## DATASET CONTENT
┄┄┄┄┄┄┄┄┄┄

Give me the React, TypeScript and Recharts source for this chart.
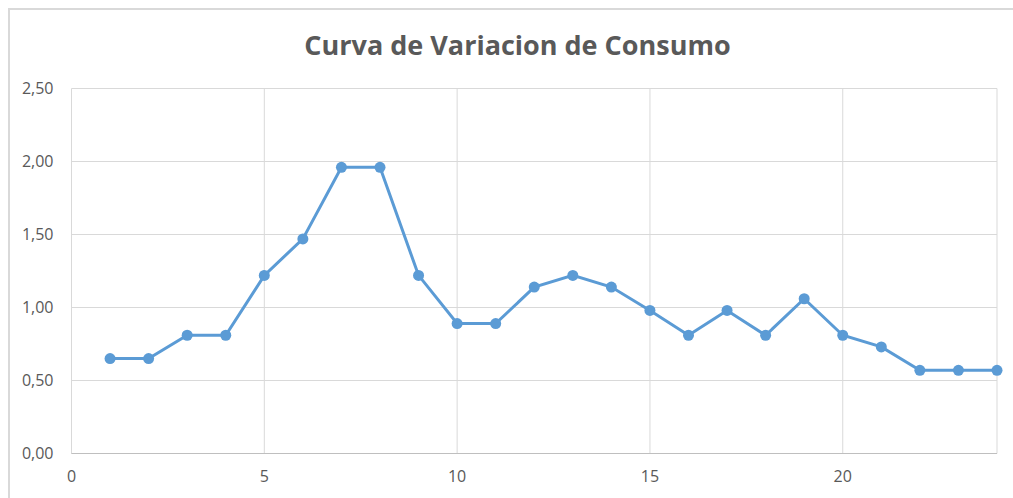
import { LineChart, Line, XAxis, YAxis, CartesianGrid } from "recharts";

const TITLE = "Curva de Variacion de Consumo";

const HORAS = [1, 2, 3, 4, 5, 6, 7, 8, 9, 10, 11, 12, 13, 14, 15, 16, 17, 18, 19, 20, 21, 22, 23, 24];
const CONSUMO = [
  0.65, 0.65, 0.81, 0.81, 1.22, 1.47, 1.96, 1.96, 1.22, 0.89, 0.89, 1.14,
  1.22, 1.14, 0.98, 0.81, 0.98, 0.81, 1.06, 0.81, 0.73, 0.57, 0.57, 0.57,
];
const X_TICKS = [0, 5, 10, 15, 20];
const Y_TICKS = [0, 0.5, 1, 1.5, 2, 2.5];

const BLUE = "#5b9bd5";
const GRID = "#d9d9d9";
const TEXT = "#595959";
const FONT = "'Open Sans', sans-serif";

const data = HORAS.map((h, i) => ({ hora: h, consumo: CONSUMO[i] }));

const fmt = (v: number) => v.toFixed(2).replace(".", ",");

export default function App() {
  return (
    <div
      style={{
        position: "fixed",
        left: 8,
        top: 8,
        width: 1005,
        height: 490,
        overflow: "hidden",
        background: "#fff",
        fontFamily: FONT,
      }}
    >
      {/* chart frame: only the top and left edges are in view */}
      <div style={{ position: "absolute", left: 0, top: 0, width: 1005, height: 2, background: GRID }} />
      <div style={{ position: "absolute", left: 0, top: 0, width: 2, height: 490, background: GRID }} />
      <svg width={1003} height={70} style={{ position: "absolute", left: 2, top: 2 }}>
        <text x={507.5} y={45} textAnchor="middle" fontFamily={FONT} fontWeight={700} fontSize={27} fill={TEXT}>
          {TITLE}
        </text>
      </svg>
      <div style={{ position: "absolute", left: 2, top: 2 }}>
        <LineChart
          width={1003}
          height={480}
          data={data}
          margin={{ top: 78.5, right: 16, left: 11.5, bottom: 6.5 }}
        >
          <CartesianGrid stroke={GRID} strokeWidth={1} />
          <XAxis
            dataKey="hora"
            type="number"
            domain={[0, 24]}
            ticks={X_TICKS}
            height={30}
            tickSize={0}
            tickMargin={17}
            stroke="#bfbfbf"
            tick={{ fill: TEXT, fontSize: 16, fontFamily: FONT }}
          />
          <YAxis
            type="number"
            domain={[0, 2.5]}
            ticks={Y_TICKS}
            width={50}
            tickSize={0}
            tickMargin={18}
            axisLine={false}
            tickFormatter={fmt}
            tick={{ fill: TEXT, fontSize: 16, fontFamily: FONT }}
          />
          <Line
            type="linear"
            dataKey="consumo"
            stroke={BLUE}
            strokeWidth={3}
            dot={{ r: 5.5, fill: BLUE, stroke: "none" }}
            activeDot={false}
            isAnimationActive={false}
          />
        </LineChart>
      </div>
    </div>
  );
}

┄┄┄┄┄┄┄┄┄┄

All of the lines above should be retyped precisely, apart from the pictures.

Give me the React, TypeScript and Recharts source for this chart.
import { LineChart, Line, XAxis, YAxis, CartesianGrid } from "recharts";

const TITLE = "Curva de Variacion de Consumo";

const HORAS = [1, 2, 3, 4, 5, 6, 7, 8, 9, 10, 11, 12, 13, 14, 15, 16, 17, 18, 19, 20, 21, 22, 23, 24];
const CONSUMO = [
  0.65, 0.65, 0.81, 0.81, 1.22, 1.47, 1.96, 1.96, 1.22, 0.89, 0.89, 1.14,
  1.22, 1.14, 0.98, 0.81, 0.98, 0.81, 1.06, 0.81, 0.73, 0.57, 0.57, 0.57,
];
const X_TICKS = [0, 5, 10, 15, 20];
const Y_TICKS = [0, 0.5, 1, 1.5, 2, 2.5];

const BLUE = "#5b9bd5";
const GRID = "#d9d9d9";
const TEXT = "#595959";
const FONT = "'Open Sans', sans-serif";

const data = HORAS.map((h, i) => ({ hora: h, consumo: CONSUMO[i] }));

const fmt = (v: number) => v.toFixed(2).replace(".", ",");

export default function App() {
  return (
    <div
      style={{
        position: "fixed",
        left: 8,
        top: 8,
        width: 1005,
        height: 490,
        overflow: "hidden",
        background: "#fff",
        fontFamily: FONT,
      }}
    >
      {/* chart frame: only the top and left edges are in view */}
      <div style={{ position: "absolute", left: 0, top: 0, width: 1005, height: 2, background: GRID }} />
      <div style={{ position: "absolute", left: 0, top: 0, width: 2, height: 490, background: GRID }} />
      <svg width={1003} height={70} style={{ position: "absolute", left: 2, top: 2 }}>
        <text x={507.5} y={45} textAnchor="middle" fontFamily={FONT} fontWeight={700} fontSize={27} fill={TEXT}>
          {TITLE}
        </text>
      </svg>
      <div style={{ position: "absolute", left: 2, top: 2 }}>
        <LineChart
          width={1003}
          height={480}
          data={data}
          margin={{ top: 78.5, right: 16, left: 11.5, bottom: 6.5 }}
        >
          <CartesianGrid stroke={GRID} strokeWidth={1} />
          <XAxis
            dataKey="hora"
            type="number"
            domain={[0, 24]}
            ticks={X_TICKS}
            height={30}
            tickSize={0}
            tickMargin={17}
            stroke="#bfbfbf"
            tick={{ fill: TEXT, fontSize: 16, fontFamily: FONT }}
          />
          <YAxis
            type="number"
            domain={[0, 2.5]}
            ticks={Y_TICKS}
            width={50}
            tickSize={0}
            tickMargin={18}
            axisLine={false}
            tickFormatter={fmt}
            tick={{ fill: TEXT, fontSize: 16, fontFamily: FONT }}
          />
          <Line
            type="linear"
            dataKey="consumo"
            stroke={BLUE}
            strokeWidth={3}
            dot={{ r: 5.5, fill: BLUE, stroke: "none" }}
            activeDot={false}
            isAnimationActive={false}
          />
        </LineChart>
      </div>
    </div>
  );
}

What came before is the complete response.